What is expected
Retype only the lines running from the line that contains "Convert this chart to Plotly code." to the line that contains "import plotly.graph_objects as go", inclusive, and leave the pictures behind.

Stored records
---------------

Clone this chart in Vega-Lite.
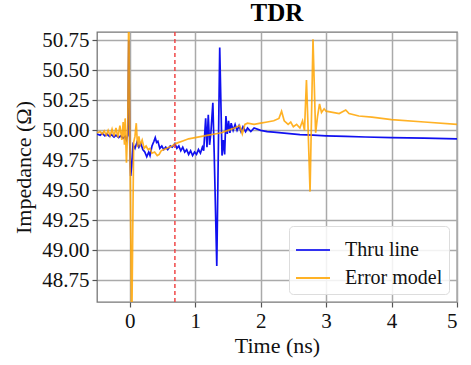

---------------

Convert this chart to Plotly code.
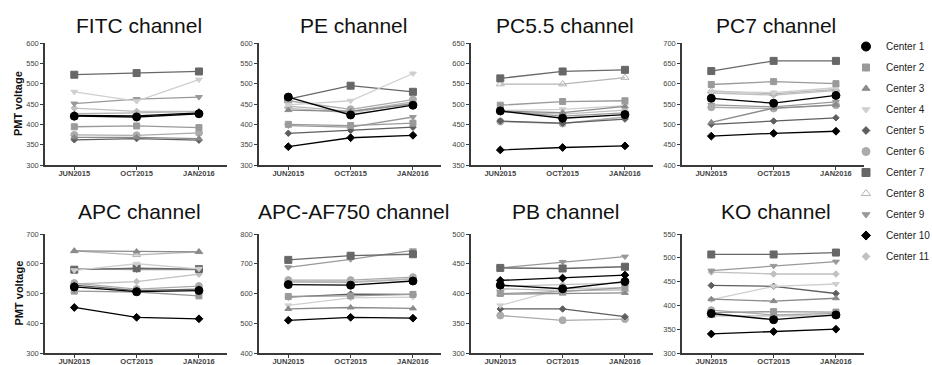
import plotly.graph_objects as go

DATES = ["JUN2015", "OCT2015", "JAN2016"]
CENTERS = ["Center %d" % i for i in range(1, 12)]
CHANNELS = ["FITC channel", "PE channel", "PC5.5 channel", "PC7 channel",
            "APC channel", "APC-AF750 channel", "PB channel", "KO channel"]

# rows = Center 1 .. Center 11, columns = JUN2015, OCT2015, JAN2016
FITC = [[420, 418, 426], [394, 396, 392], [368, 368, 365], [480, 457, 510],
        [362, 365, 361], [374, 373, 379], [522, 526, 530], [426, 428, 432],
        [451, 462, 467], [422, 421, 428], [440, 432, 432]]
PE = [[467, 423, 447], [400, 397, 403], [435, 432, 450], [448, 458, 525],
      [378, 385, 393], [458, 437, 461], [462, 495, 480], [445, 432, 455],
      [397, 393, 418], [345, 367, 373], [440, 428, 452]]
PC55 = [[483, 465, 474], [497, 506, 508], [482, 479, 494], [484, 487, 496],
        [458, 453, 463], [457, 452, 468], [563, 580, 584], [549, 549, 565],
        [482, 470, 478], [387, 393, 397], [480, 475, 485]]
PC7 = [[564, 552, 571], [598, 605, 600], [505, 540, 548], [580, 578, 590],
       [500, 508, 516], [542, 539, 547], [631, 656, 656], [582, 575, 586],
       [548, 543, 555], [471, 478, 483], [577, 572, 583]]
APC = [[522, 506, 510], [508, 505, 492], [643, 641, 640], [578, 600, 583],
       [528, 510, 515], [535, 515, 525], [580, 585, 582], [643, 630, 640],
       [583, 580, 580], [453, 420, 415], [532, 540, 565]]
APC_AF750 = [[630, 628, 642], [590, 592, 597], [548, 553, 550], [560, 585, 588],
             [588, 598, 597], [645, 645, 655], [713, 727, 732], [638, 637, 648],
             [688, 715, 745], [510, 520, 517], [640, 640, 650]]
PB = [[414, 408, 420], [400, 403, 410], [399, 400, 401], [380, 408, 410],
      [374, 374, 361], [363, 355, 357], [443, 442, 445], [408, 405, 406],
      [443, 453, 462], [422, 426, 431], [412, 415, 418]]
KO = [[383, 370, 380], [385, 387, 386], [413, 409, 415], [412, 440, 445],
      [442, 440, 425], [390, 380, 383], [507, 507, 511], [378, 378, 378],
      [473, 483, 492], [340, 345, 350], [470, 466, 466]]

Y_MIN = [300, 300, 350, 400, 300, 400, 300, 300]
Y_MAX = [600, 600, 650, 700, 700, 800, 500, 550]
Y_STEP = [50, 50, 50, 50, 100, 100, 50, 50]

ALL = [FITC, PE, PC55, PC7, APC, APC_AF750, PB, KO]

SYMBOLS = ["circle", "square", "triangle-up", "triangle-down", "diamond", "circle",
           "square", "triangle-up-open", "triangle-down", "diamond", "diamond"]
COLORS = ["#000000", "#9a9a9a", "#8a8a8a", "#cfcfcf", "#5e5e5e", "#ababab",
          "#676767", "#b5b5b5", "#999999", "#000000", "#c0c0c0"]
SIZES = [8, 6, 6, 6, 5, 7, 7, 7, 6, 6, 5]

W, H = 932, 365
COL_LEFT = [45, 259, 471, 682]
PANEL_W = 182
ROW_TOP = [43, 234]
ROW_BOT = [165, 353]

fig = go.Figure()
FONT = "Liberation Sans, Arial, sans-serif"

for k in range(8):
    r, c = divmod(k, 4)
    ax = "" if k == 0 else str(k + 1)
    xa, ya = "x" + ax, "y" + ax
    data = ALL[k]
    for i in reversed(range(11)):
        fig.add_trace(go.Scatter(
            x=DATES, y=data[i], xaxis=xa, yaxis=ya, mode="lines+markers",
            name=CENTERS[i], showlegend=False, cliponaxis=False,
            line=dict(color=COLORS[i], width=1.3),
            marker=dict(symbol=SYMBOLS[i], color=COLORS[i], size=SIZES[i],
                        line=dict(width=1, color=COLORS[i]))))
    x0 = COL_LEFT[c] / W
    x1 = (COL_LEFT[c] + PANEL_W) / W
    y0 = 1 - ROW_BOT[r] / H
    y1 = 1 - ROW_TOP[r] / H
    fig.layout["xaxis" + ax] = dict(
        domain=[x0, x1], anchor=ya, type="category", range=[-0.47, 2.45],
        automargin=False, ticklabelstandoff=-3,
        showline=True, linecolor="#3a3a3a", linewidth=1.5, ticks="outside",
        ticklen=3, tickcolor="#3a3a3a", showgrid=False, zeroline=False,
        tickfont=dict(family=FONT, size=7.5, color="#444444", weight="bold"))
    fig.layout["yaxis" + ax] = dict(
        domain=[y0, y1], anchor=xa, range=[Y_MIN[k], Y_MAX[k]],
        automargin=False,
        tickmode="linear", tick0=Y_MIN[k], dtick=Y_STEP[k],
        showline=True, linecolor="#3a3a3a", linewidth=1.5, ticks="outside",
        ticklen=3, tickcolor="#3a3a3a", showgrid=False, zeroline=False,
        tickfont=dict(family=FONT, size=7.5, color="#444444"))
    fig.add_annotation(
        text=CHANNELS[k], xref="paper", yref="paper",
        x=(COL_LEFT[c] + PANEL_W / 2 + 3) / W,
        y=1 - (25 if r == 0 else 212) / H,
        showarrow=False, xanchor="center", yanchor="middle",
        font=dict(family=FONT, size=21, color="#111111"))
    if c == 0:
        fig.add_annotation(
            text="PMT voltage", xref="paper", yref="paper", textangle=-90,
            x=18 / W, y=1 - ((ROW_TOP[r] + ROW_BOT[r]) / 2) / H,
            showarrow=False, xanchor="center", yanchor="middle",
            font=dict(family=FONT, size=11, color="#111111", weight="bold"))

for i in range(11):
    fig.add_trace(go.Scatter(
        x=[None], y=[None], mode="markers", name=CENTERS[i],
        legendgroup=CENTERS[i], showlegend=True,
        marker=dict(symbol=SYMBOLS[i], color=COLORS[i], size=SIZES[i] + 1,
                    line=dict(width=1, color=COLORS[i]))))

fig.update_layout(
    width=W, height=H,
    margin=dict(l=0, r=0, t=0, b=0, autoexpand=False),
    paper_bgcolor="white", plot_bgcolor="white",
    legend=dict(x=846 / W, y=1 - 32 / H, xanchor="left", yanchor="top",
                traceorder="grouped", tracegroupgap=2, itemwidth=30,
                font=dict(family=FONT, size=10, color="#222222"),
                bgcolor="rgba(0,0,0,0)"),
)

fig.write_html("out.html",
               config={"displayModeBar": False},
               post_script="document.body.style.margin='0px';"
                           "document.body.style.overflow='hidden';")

---------------

Response to the exercise
Convert this chart to Plotly code.
import plotly.graph_objects as go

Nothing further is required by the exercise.